Comer carnes às sextas-feiras da Quaresma
Quando era pequena cumpria, por obrigações familiares, a tradição - no fundo é só e apenas uma tradição, correto? - de não comer carne às sextas-feiras ao longo dos quarenta dias que separam a festa pagã - Carnaval - da festa cristã - Páscoa.
Ensinaram-me que comer carne às sextas-feiras neste período era pecado. Que poderiam acontecer coisas más, como castigos divinos, às pessoas que comessem carne nestes dias santos. E eu era pequena, e inocente, e crente, e até cobarde, sempre fui uma cagufas e ninguém quer sofrer de castigos divinos apenas por causa de um prazer inocente, como comer um naco de carne ou uma coxa de um frango inocente. Nos outros dias não fazia mal, mas naqueles dias em específico era pecado. Esta questão sempre me fez pensar e acreditar que os peixes eram animais inferiores, e até fazia sentido, porque os peixinhos de aquário dos meus amigos nunca duraram tanto tempo quanto a minha Lassie. Definitivamente, os peixes como vivem menos tempo - vivem menos, não vivem? - acabam por ter menos pecados, e talvez por isso se possam comer às sextas-feiras santas da religião cristã. Felizes os cristãos. Pobre dos muçulmanos na altura do Ramadão. Hoje faz-me sentido, com tudo o que se passa no mundo, na volta eles têm mais pecados, daí não poderem comer como nós nesta altura, têm de lavar a alma. Nós não. Nós como bom povo, podemos comer, é-nos pedido apenas um pequeno sacrifício. Que bom!
Eu acreditei no que me contavam. Era a mãe que me contava. Quem não acreditava na mãe?

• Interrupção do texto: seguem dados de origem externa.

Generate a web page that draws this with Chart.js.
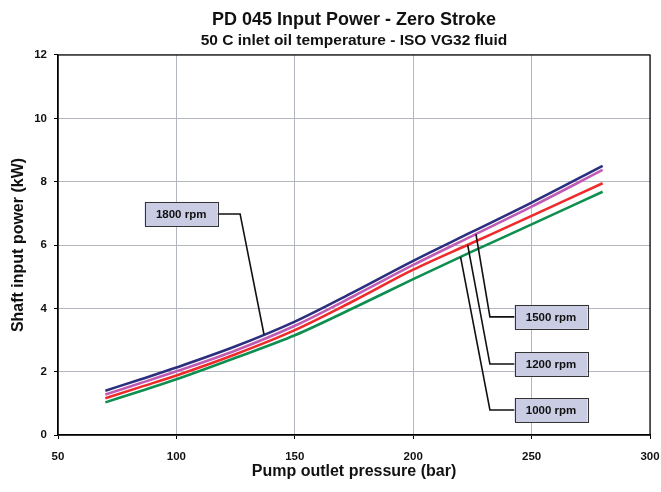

Todos as sexta-feiras eu chegava da escola e ela perguntava-me o que é que eu tinha comido, como que a fiscalizar os meus almoços e lanches fora de casa como forma de ter a certeza que tinha uma filha não pecadora debaixo do seu teto.
Até que um dia comi um pão com fiambre ao lanche.
Eu sabia que não podia comer frango, vaca ou porco, que não podia comer bacon, alheiras e chouriço mas... fiambre? Ninguém me avisou que fiambre era carne! Sei lá! Eu era criança, o fiambre vinha assim numas folhinhas brancas, do supermercado, não vinham em cuvetes e não tinham desenhos de animais a confirmar a sua proveniência. Ia lá eu adivinhar, tão nova, que fiambre era carne!
A mãe respirou fundo e disse que como tinha sido a primeira vez, não havia problema, mas para eu não voltar a comer fiambre às sextas-ferias durante a Quaresma. Fiquei assustada, e fiquei à espera do meu castigo divino. Acho que nunca chegou. Quer dizer, eu tive vários castigos, mas o mesmo acontecia a outras pessoas que não se envolviam nestes escândalos da carne, por isso acho que nunca foram pelo que eu comia. Aliás o chocolate e os picantes sempre me castigaram muito mais, mas muito mais, que a carne em si, que essa é-me inofensiva.
Hoje como carne e peixe independentemente do dia da semana e da época em que estamos. A mãe abana a cabeça perante os meus argumentos achando que fez um péssimo trabalho comigo. Eu rio-me! Ela acaba por se rir. E uma vez veio jantar a minha casa numa sexta-feira santa e comeu carne e nem se apercebeu. Não foi de propósito, foi por puro esquecimento. Nunca se apercebeu, e talvez por isso nunca tenha sido castigada. Um dia liga-me chocadíssima a dizer que se esqueceu que presunto era carne e que comeu uma sande de presunto como se não houvesse amanhã numa sexta-feira santa e diz-me assim, meia resignada... "Se calhar tu é que tens razão. Mas pelo sim e pelo não..."
Verdade, eu tenho sempre razão. Essa é uma verdade inquestionável. Mas... Pelo sim e pelo não eu como tudo e qualquer coisa, que pecado é passar fome e deixar os outros passar fome... Pecado é fazer mal, é matar, é atraiçoar e agredir.
Mas se comer carne às sextas-feiras da Quaresma é pecado, então eu aqui me assumo: Sou uma Mula pecadora, a precisar de ser benzida e a precisar que rezem alguns pais nossos e algumas avés marias pela minha alma!